Of course we must be diversified and I will talk more about that in my investment style editions coming up. This year, I have stayed long in United Health Care (UNH), Boeing (BA) and Wells Fargo (WFC) among others. UNH is up 38.6% ytd and is a play on health care costs and the aging baby boomers. Their primary business is cost containment and they are the provider of choice for AARP and several government programs. There are many biomedical funds that have a very hard time making money but must be invested in medical stocks. Many fund managers anchor those funds with UNH to provide secure, non-volatile growth. The result is more money flowing into UNH and a rising stock price. Stay long.

I diversified into Boeing when I lost faith in automobile makers and heavy industry and it is up 34.3% ytd. They have a new CEO and are winning business with their new Dreamliner which is smaller and more versatile than the new super jumbo offering from Air Bus of Europe. In the last week, BA announced an expanded version of their 747 for those nay-sayers who think Air Bus is right; and this weekend Boeing announced another big order for forty-two 777s from the United Arab Emirates. Most thought that order would be split with Air Bus. And, the Arabs have real money unlike most aircraft purchases which are heavily financed. The pending military appropriations bill has an amendment that says the Air Force tanker program must go to a US company; if that sticks, another big BA win. Stay long

I like Wells Fargo even though their ytd performance is near flat. It has had a great run for the last two months and pays a 3.3% dividend. Take a look.

General Electric (GE) should have a good run through year end but I do not own it as a stock because it is a major core holding of some of my mutual funds. Remember, to diversify you must know what stocks are major holdings of your funds. Do your homework.
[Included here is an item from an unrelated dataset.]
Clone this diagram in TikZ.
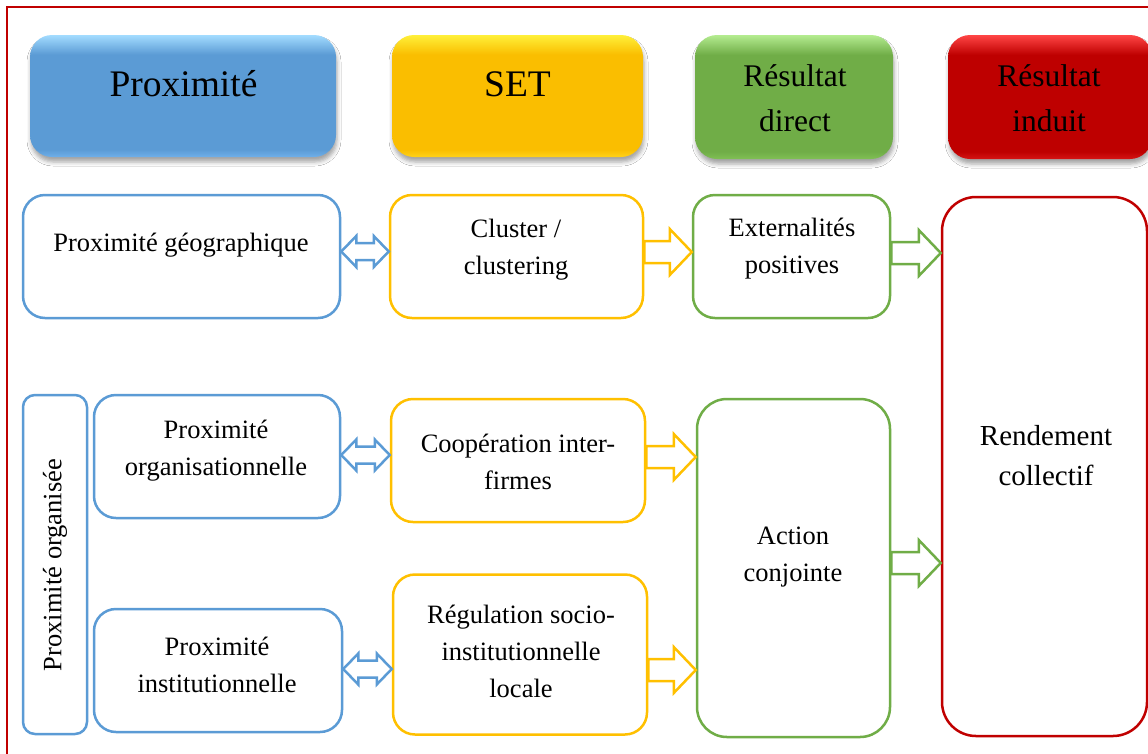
\documentclass[tikz,border=0pt]{standalone}
\usepackage{fontspec}
\setmainfont{Liberation Serif}
\usetikzlibrary{calc,shadows,shadows.blur}
\definecolor{cB}{HTML}{5B9BD5}
\definecolor{cO}{HTML}{FFC000}
\definecolor{cG}{HTML}{70AD47}
\definecolor{cR}{HTML}{C00000}
\definecolor{bTop}{HTML}{A3DCFF}
\definecolor{bBase}{HTML}{5B9BD5}
\definecolor{bBot}{HTML}{70B0EA}
\definecolor{oTop}{HTML}{FFF03A}
\definecolor{oBase}{HTML}{FABE00}
\definecolor{oBot}{HTML}{FFD21A}
\definecolor{gTop}{HTML}{B4EC90}
\definecolor{gBase}{HTML}{70AD47}
\definecolor{gBot}{HTML}{80C055}
\definecolor{rTop}{HTML}{FF4545}
\definecolor{rBase}{HTML}{BE0000}
\definecolor{rBot}{HTML}{D51515}
\pgfdeclareverticalshading{glossB}{100bp}{color(0bp)=(bBot); color(25bp)=(bBot); color(28bp)=(bBase); color(67bp)=(bBase); color(75bp)=(bTop); color(100bp)=(bTop)}
\pgfdeclareverticalshading{glossO}{100bp}{color(0bp)=(oBot); color(25bp)=(oBot); color(28bp)=(oBase); color(67bp)=(oBase); color(75bp)=(oTop); color(100bp)=(oTop)}
\pgfdeclareverticalshading{glossG}{100bp}{color(0bp)=(gBot); color(25bp)=(gBot); color(28bp)=(gBase); color(67bp)=(gBase); color(75bp)=(gTop); color(100bp)=(gTop)}
\pgfdeclareverticalshading{glossR}{100bp}{color(0bp)=(rBot); color(25bp)=(rBot); color(28bp)=(rBase); color(67bp)=(rBase); color(75bp)=(rTop); color(100bp)=(rTop)}
\tikzset{
  box/.style={draw, line width=2.5pt, rounded corners=22pt, fill=white, inner sep=0pt},
  bluebox/.style={box, draw=cB},
  orangebox/.style={box, draw=cO},
  greenbox/.style={box, draw=cG},
  redbox/.style={box, draw=cR},
  hdr/.style={rounded corners=22pt, inner sep=0pt, draw=none,
    blur shadow={shadow xshift=1pt, shadow yshift=-5pt, shadow opacity=35, shadow blur radius=4pt}},
  lbl/.style={align=center, inner sep=0pt, font=\fontsize{26.5}{37}\selectfont},
  biglbl/.style={align=center, inner sep=0pt, font=\fontsize{29}{40}\selectfont},
  hlbl/.style={align=center, inner sep=0pt, font=\fontsize{37.5}{45}\selectfont},
  hlbltwo/.style={align=center, inner sep=0pt, font=\fontsize{31.5}{45}\selectfont},
  fatarrow/.style={line width=2.5pt, fill=white, line join=miter},
}
\newcommand{\singlearr}[4]{%
  \draw[fatarrow, draw=#1] let \p1=(#2.east), \p2=(#3.west), \p3=(0,#4) in
   (\x1,\y3+11pt) -- (\x2-22pt,\y3+11pt) -- (\x2-22pt,\y3+23pt) -- (\x2,\y3)
   -- (\x2-22pt,\y3-23pt) -- (\x2-22pt,\y3-11pt) -- (\x1,\y3-11pt) -- cycle;}
\newcommand{\doublearr}[4]{%
  \draw[fatarrow, draw=#1] let \p1=(#2.east), \p2=(#3.west), \p3=(0,#4) in
   (\x1,\y3) -- (\x1+15pt,\y3+15.5pt) -- (\x1+15pt,\y3+8.5pt) -- (\x2-15pt,\y3+8.5pt)
   -- (\x2-15pt,\y3+15.5pt) -- (\x2,\y3) -- (\x2-15pt,\y3-15.5pt) -- (\x2-15pt,\y3-8.5pt)
   -- (\x1+15pt,\y3-8.5pt) -- (\x1+15pt,\y3-15.5pt) -- cycle;}
\begin{document}
\begin{tikzpicture}[x=1pt,y=-1pt]
\useasboundingbox (0,0) rectangle (1148,753);
\clip (0,0) rectangle (1148,753);
\fill[white] (0,0) rectangle (1148,753);
% outer frame
\draw[cR, line width=2pt] (7,7) rectangle (1200,800);

% headers
\node[hdr, shading=glossB, minimum width=306pt, minimum height=122pt] (h1) at (183,96) {};
\node[hdr, shading=glossO, minimum width=251pt, minimum height=122pt] (h2) at (517.5,96) {};
\node[hdr, shading=glossG, minimum width=198pt, minimum height=124pt] (h3) at (794,97) {};
\node[hdr, shading=glossR, minimum width=204pt, minimum height=124pt] (h4) at (1050,97) {};
\node[hlbl, anchor=base] (h1t) at (183.5,96) {Proximité};
\node[hlbl, anchor=base] (h2t) at (517.5,96) {SET};
\node[hlbltwo] (h3t) at (795,98) {Résultat\\direct};
\node[hlbltwo] (h4t) at (1049,98) {Résultat\\induit};

% boxes
\node[bluebox, minimum width=317pt, minimum height=123pt] (pg) at (181.5,256.5) {};
\node[orangebox, minimum width=253pt, minimum height=123pt] (cl) at (516.5,256.5) {};
\node[greenbox, minimum width=197pt, minimum height=123pt] (ex) at (791.5,256.5) {};
\node[redbox, rounded corners=34pt, minimum width=205pt, minimum height=539pt] (rc) at (1044.5,466.5) {};
\node[bluebox, rounded corners=12pt, minimum width=64pt, minimum height=339pt] (po) at (55,564.5) {};
\node[bluebox, minimum width=246pt, minimum height=123pt] (por) at (217,456.5) {};
\node[bluebox, minimum width=248pt, minimum height=123pt] (pin) at (218,670.5) {};
\node[orangebox, minimum width=254pt, minimum height=123pt] (co) at (518,460.5) {};
\node[orangebox, minimum width=254pt, minimum height=160pt] (re) at (520,654.5) {};
\node[greenbox, rounded corners=30pt, minimum width=193pt, minimum height=338pt] (ac) at (793.5,568) {};

% labels
\node[lbl] (pgt) at (181,245) {Proximité géographique};
\node[lbl] (clt) at (516,249.5) {Cluster /\\clustering};
\node[lbl] (ext) at (792,249) {Externalités\\positives};
\node[biglbl] (rct) at (1046,456) {Rendement\\collectif};
\node[lbl, rotate=90] (pot) at (55,565) {Proximité organisée};
\node[lbl] (port) at (216,450.5) {Proximité\\organisationnelle};
\node[lbl] (pint) at (217,664.5) {Proximité\\institutionnelle};
\node[lbl] (cot) at (518,462) {Coopération inter-\\firmes};
\node[lbl] (ret) at (521,651) {Régulation socio-\\institutionnelle\\locale};
\node[lbl] (act) at (793,557) {Action\\conjointe};

% arrows
\doublearr{cB}{pg}{cl}{251.5}
\doublearr{cB}{por}{co}{455}
\doublearr{cB}{pin}{re}{669}
\singlearr{cO}{cl}{ex}{252}
\singlearr{cO}{co}{ac}{457}
\singlearr{cO}{re}{ac}{670}
\singlearr{cG}{ex}{rc}{253}
\singlearr{cG}{ac}{rc}{563}
\end{tikzpicture}
\end{document}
Finally, I just must talk about Advanced Micro Devices (AMD). I never include it in these letters because of my history and holdings in the company; but several of you have asked. In the first week of October, I recommended to three of you that you buy AMD if it pulled back to $21. In mid October, it retrenched below $21 twice and those who got in are up 28.6% in about six weeks. I look for some steady movement with resistance at $29. I do see mid $30s by mid next year; but this stock is always volatile. Their products are more superior to Intel than even the press and analysts would have us believe. Intel will not catch up in performance per watt in this decade; but they are an awesome marketing machine. AMD takes market share; Dell gets on-board; and earnings approach $2 per share by this time next year. Enter with caution and use risk money. Good growth lies for those who do their homework.